We introduce augmented Alexander matrices, and construct link invariants. An augmented Alexander matrix is defined with an Alexander triple, which gives an extension of a quandle. This framework gives the twisted Alexander invariant and the quandle cocycle invariant. This is a joint work with Kanako Oshiro.

Agol proved that every pseudo-Anosov mapping torus of a surface, punctured along the singular points of the stable and unstable foliations, admits a canonical "veering" ideal triangulation. In this talk, I will describe the veering triangulations of the mapping tori of some pseudo-Anosov maps arising from Penner's construction.

Thanks to a result of Lisca and Matic and a refinement by Plamenevskaya, it is known that on a 4-manifold with boundary Stein structures with non-isomorphic $Spin^c$ structures induce contact structures with distinct Ozsvath-Szabo invariants. Here we give an infinite family of examples showing that converse of Lisca-Matic-Plamenevskaya theorem does not hold in general. Our examples arise from Mazur type corks.

Two orientable surface-links are called stably equivalent if they are ambient isotopic in $4$-space up to adding or deleting trivial $1$-handles. In this talk, we construct a map $\omega$ from the set of orientable surface-links to that of stable equivalence classes of ribbon surface-links, and study several properties of $\omega$. In particular, we prove that $\omega(F)=[F]$ for any ribbon surface-link $F$, that $F$ and $\omega(F)$ have the same fundamental quandle, that $\omega(F)$ has a representative of genus $1$ for any deform-spinning of a $2$-bridge knot, and that $\omega(\tau^0 L)=\omega(\tau^1 L)$ for any link $L$, where $\tau^k L$ is the $k$-turned spinning of $L$.

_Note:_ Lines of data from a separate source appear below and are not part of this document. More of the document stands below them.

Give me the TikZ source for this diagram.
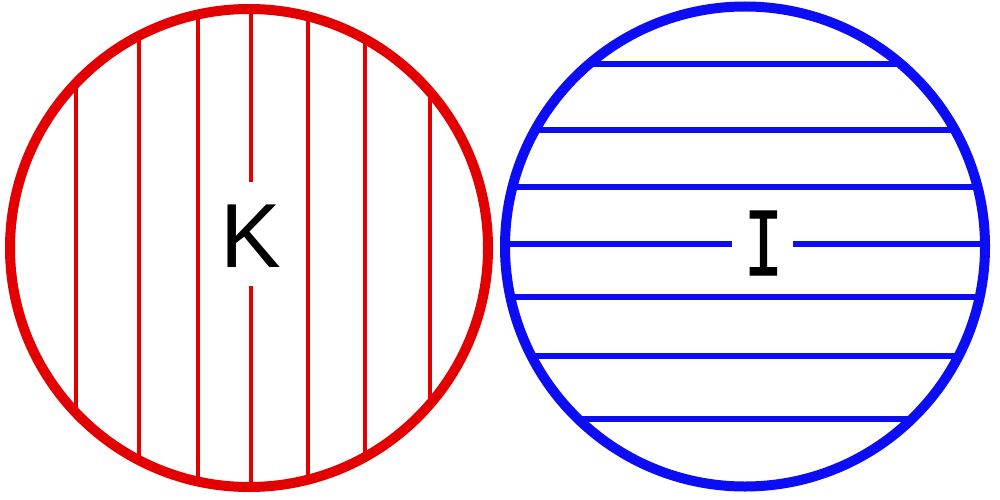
\documentclass[tikz,border=0pt]{standalone}
\usepackage{fontspec}
\setmainfont{Liberation Sans}
\newfontfamily\monofont[FakeBold=1.2]{DejaVu Sans Mono}
\definecolor{kred}{RGB}{226,0,0}
\definecolor{iblue}{RGB}{12,12,245}
\begin{document}
\begin{tikzpicture}[x=1pt,y=-1pt,
  redhatch/.style={draw=kred,line width=4pt},
  bluehatch/.style={draw=iblue,line width=6pt},
  kring/.style={draw=kred,line width=10pt},
  iring/.style={draw=iblue,line width=10pt},
  letter/.style={inner sep=0pt,anchor=base,text=black}]
\useasboundingbox (0,0) rectangle (1000,500);
\coordinate (kc) at (249,248);
\coordinate (ic) at (745,246.5);
% red circle with vertical hatching
\begin{scope}
  \clip (kc) circle[radius=239pt];
  \foreach \x in {76,139,198,308,365,430}
    \draw[redhatch] (\x,0) -- (\x,500);
  \draw[redhatch] (251,0) -- (251,182);
  \draw[redhatch] (251,286) -- (251,500);
\end{scope}
\draw[kring] (kc) circle[radius=239pt];
\node[letter,font=\fontsize{91}{91}\selectfont] (k) at (251,267) {K};
% blue circle with horizontal hatching
\begin{scope}
  \clip (ic) circle[radius=240pt];
  \foreach \y in {64,130,187,297,356,419}
    \draw[bluehatch] (500,\y) -- (1000,\y);
  \draw[bluehatch] (500,244) -- (732,244);
  \draw[bluehatch] (793,244) -- (1000,244);
\end{scope}
\draw[iring] (ic) circle[radius=240pt];
\node[letter,xscale=0.75,font=\monofont\fontsize{88}{88}\selectfont] (i) at (763.5,275) {I};
\end{tikzpicture}
\end{document}
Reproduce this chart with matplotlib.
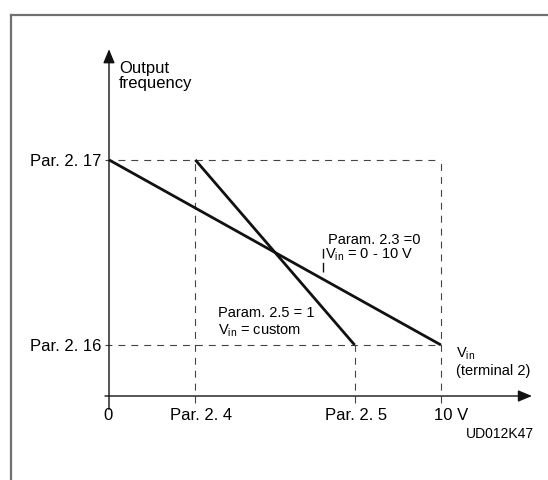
import matplotlib
matplotlib.use("Agg")
import matplotlib.pyplot as plt
from matplotlib.lines import Line2D

plt.rcParams['font.family'] = ['Liberation Sans', 'DejaVu Sans']
plt.rcParams['mathtext.fontset'] = 'custom'
plt.rcParams['mathtext.rm'] = 'Liberation Sans'
plt.rcParams['mathtext.it'] = 'Liberation Sans:italic'
plt.rcParams['lines.scale_dashes'] = False

# input voltage positions (V) and output frequency levels (arbitrary units)
x_ticks = [0, 2.6, 7.4, 10]
x_labels = ['0', 'Par. 2. 4', 'Par. 2. 5', '10 V']
f_min, f_max = 1.0, 4.63
y_labels = ['Par. 2. 16', 'Par. 2. 17']

# characteristic curves
full_x = [0, 10]
full_y = [f_max, f_min]
custom_x = [2.6, 7.4]
custom_y = [f_max, f_min]

fig = plt.figure(figsize=(5.48, 4.8), dpi=100)
ax = fig.add_axes([0, 0, 1, 1])
ax.set_xlim(-3.283, 13.223)
ax.set_ylim(-1.647, 7.765)
ax.axis('off')

# grey frame (left and top only)
fig.add_artist(Line2D([0.020, 0.020], [0, 0.969], color='#707070', lw=1.6, transform=fig.transFigure))
fig.add_artist(Line2D([0.020, 1], [0.969, 0.969], color='#707070', lw=1.6, transform=fig.transFigure))

dash = dict(color='#444444', lw=0.8, dashes=(5, 4.3))
# horizontal guide lines
ax.plot([-0.12, 10], [f_max, f_max], **dash)
ax.plot([-0.12, 10], [f_min, f_min], **dash)
# vertical guide lines
ax.plot([x_ticks[1], x_ticks[1]], [-0.14, f_max], **dash)
ax.plot([x_ticks[2], x_ticks[2]], [-0.14, f_min], **dash)
ax.plot([x_ticks[3], x_ticks[3]], [-0.14, f_max], **dash)

# axes with arrows
arr = dict(arrowstyle='-|>,head_length=0.6,head_width=0.25', mutation_scale=14,
           lw=1.0, color='#111111', shrinkA=0, shrinkB=0)
ax.annotate('', xy=(0, 6.8), xytext=(0, -0.26), arrowprops=arr)
ax.annotate('', xy=(12.74, 0), xytext=(-0.12, 0), arrowprops=arr)

# curves
ax.plot(full_x, full_y, color='#111111', lw=2.0, solid_capstyle='butt')
ax.plot(custom_x, custom_y, color='#111111', lw=2.0, solid_capstyle='butt')

# axis texts
fs = 12
ax.text(0.3, 6.33, 'Output', fontsize=fs, ha='left', va='baseline')
ax.text(0.3, 6.03, 'frequency', fontsize=fs, ha='left', va='baseline')
ax.text(-0.24, f_max - 0.12, y_labels[1], fontsize=fs, ha='right', va='baseline')
ax.text(-0.24, f_min - 0.12, y_labels[0], fontsize=fs, ha='right', va='baseline')

x_label_pos = [-0.02, 2.77, 7.44, 10.3]
for xp, lab in zip(x_label_pos, x_labels):
    ax.text(xp, -0.47, lab, fontsize=fs, ha='center', va='baseline')

ax.text(12.8, -0.82, 'UD012K47', fontsize=10, ha='right', va='baseline')

# annotations
fa = 10.5
ax.text(6.6, 2.99, 'Param. 2.3 =0', fontsize=fa, ha='left', va='baseline')
ax.text(6.51, 2.69, r'V$_{\mathrm{in}}$ = 0 - 10 V', fontsize=fa, ha='left', va='baseline')
ax.plot([6.45, 6.45], [2.43, 2.90], color='#111111', lw=1.0, dashes=(7, 3))
ax.text(3.27, 1.54, 'Param. 2.5 = 1', fontsize=fa, ha='left', va='baseline')
ax.text(3.27, 1.20, r'V$_{\mathrm{in}}$ = custom', fontsize=fa, ha='left', va='baseline')
ax.text(10.45, 0.745, r'V$_{\mathrm{in}}$', fontsize=fa, ha='left', va='baseline')
ax.text(10.45, 0.41, '(terminal 2)', fontsize=fa, ha='left', va='baseline')

fig.savefig('out.png', dpi=100)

We reconfigure Milnor invariant, in terms of central group extensions and unipotent Magnus embeddings, and develop a diagrammatic computation of the invariant. In this talk, we explain the reconfiguration and the computation with mentioning some examples. This is a joint work with Hisatoshi Kodani.

We show that if a knot group (more generally, finitely presented group) is bi-orderable then its Alexander polynomial has at least one positive real root.

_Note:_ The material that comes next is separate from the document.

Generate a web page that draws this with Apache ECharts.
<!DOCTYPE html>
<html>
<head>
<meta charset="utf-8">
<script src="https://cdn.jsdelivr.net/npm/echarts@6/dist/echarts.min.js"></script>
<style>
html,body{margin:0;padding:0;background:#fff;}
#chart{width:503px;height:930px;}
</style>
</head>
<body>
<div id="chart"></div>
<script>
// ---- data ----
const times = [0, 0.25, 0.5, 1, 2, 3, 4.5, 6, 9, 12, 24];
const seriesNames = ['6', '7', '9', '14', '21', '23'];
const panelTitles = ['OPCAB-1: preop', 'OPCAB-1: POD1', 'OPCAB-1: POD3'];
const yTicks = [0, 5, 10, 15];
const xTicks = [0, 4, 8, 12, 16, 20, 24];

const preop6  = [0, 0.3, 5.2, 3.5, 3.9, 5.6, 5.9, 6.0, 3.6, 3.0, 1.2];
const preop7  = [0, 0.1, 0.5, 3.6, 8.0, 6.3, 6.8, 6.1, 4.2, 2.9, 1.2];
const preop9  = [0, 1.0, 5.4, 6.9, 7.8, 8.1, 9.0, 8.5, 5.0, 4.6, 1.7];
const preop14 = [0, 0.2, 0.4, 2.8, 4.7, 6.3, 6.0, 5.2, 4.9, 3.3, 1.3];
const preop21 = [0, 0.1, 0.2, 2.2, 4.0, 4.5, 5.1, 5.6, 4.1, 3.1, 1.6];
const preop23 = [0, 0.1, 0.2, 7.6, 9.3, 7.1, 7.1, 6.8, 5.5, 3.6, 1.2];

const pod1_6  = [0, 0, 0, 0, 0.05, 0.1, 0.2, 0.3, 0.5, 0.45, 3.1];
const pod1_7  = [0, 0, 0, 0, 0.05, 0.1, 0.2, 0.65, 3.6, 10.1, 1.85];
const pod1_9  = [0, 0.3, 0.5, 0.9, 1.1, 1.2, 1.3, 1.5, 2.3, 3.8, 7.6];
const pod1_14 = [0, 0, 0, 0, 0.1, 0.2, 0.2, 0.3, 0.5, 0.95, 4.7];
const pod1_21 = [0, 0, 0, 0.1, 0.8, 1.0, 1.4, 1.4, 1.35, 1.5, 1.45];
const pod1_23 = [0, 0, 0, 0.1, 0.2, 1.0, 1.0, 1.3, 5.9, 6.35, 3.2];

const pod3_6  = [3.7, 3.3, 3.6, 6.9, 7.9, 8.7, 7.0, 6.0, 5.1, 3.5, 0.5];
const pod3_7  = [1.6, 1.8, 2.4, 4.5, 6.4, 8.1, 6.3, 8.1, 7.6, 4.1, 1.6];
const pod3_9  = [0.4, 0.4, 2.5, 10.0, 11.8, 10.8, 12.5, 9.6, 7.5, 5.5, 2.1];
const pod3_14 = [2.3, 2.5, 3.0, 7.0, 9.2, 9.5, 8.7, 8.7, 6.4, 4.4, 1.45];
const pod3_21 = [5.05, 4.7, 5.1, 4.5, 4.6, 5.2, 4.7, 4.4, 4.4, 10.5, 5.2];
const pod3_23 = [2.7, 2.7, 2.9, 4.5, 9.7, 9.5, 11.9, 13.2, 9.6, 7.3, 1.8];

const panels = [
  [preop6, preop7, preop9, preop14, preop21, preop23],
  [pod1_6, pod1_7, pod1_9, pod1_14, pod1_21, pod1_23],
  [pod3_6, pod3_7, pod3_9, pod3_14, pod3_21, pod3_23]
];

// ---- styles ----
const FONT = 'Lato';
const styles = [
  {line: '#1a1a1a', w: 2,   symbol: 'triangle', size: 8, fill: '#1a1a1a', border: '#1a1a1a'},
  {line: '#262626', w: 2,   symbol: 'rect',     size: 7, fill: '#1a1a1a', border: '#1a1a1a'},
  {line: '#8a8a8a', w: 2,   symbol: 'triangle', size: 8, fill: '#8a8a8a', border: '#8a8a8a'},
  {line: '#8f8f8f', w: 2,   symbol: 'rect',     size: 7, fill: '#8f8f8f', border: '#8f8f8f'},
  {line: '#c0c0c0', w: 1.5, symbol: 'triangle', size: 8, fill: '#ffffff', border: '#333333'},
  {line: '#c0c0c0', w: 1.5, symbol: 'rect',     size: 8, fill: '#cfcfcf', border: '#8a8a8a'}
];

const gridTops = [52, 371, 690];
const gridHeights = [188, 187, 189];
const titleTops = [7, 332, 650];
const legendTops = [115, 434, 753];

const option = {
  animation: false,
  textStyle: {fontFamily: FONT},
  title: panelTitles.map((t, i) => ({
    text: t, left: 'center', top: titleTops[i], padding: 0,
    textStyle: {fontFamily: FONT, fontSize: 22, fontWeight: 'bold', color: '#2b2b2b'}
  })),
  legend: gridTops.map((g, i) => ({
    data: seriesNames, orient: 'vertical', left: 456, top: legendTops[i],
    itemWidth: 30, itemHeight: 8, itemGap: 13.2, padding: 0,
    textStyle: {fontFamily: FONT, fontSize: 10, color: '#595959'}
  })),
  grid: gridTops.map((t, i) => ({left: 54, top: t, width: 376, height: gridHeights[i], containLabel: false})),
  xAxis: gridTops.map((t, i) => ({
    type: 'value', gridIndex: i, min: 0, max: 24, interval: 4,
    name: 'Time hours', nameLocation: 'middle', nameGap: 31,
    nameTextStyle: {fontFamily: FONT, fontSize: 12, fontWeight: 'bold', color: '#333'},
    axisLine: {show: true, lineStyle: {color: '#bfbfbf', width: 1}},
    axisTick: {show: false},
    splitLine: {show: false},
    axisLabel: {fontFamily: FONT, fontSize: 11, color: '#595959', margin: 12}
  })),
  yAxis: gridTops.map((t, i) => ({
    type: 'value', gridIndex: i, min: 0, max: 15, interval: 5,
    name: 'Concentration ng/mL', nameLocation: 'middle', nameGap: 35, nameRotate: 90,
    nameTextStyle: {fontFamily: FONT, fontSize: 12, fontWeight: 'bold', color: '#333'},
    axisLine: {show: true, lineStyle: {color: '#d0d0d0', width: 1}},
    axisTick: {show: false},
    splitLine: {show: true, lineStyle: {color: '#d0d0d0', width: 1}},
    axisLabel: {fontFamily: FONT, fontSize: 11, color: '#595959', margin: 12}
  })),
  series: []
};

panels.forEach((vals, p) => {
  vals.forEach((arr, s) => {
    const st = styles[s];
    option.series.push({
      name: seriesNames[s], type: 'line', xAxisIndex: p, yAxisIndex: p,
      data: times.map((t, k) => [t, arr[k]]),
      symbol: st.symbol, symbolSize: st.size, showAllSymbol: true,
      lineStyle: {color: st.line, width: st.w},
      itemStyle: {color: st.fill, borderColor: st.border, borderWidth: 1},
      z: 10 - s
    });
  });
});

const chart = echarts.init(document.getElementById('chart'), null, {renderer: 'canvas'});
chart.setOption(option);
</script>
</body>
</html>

A smooth quandle is a differentiable manifold with a smooth quandle operation. We show that every smooth transitive connected quandle is isomorphic to a homogeneous space with an operation defined from a group automorphism. We also give an explicit classification of such quandles of dimension 1 and 2.

We consider the handlebody subgroup of the Torelli group, i.e. the intersection of the handlebody group and the Torelli group of an orientable surface. The handlebody subgroup of the Torelli group is related to integral homology 3-spheres through the Heegaard splittings. In this talk, we give a small normal generating set for the handlebody subgroup of the Torelli group.

We define three amphicheiralities for a virtual link by using its geometric realization.

We consider a $p$-fold cyclic covering map $(S^3, K) \to (L(p,q), K')$ and describe the knot group $\pi_1(S^3 \setminus K)$ in terms of $\pi_1(L(p,q) \setminus K')$. As a consequence, we give an alternative proof for the fact that a certain knot in $S^3$ cannot be represented as the preimage of any knot in a lens space. In the proof, the subgroup of a group $G$ generated by the commutators and the $p$th power of each element of $G$ plays a key role.

The torsion Alexander polynomial, the reduced torsion Alexander polynomial and the local signature invariant of a cross-section of an immersed sphere-link are investigated from the viewpoint of how to influence to the immersed sphere-link. It is shown that the torsion Alexander polynomial of a symmetric middle cross-section of a ribbon sphere-link is an invariant of the ribbon sphere-link. A generalization to a symmetric middle cross-section of an immersed ribbon sphere-link is given.

A tangled trivalent graph diagram is an oriented link diagram possibly with some trivalent vertices whose incident edges are oriented all inward or all outward. Two tangled trivalent graph diagrams are said to be regular isotopic if they are transformed into each other by a finite sequence of classical Reidemeister moves of type 2, type 3 and trivalent vertex passing moves. In 1994, G. Kuperberg derived an inductive, combinatorial definition of a polynomial-valued regular isotopy invariant (called the quantum $A_2$ invariant) of links and tangled trivalent graph diagrams with values in the integral Laurent polynomial ring $\mathbb Z[a, a^{-1}]$ that equals the Reshetikhin-Turaev invariant corresponding to the simple Lie algebra $A_2$.
In this talk, I would like to talk about an extension of the quantum $A_2$ invariant to virtual tangled trivalent graph diagrams and a derived polynomial invariant for oriented virtual links satisfying a certain skein relation.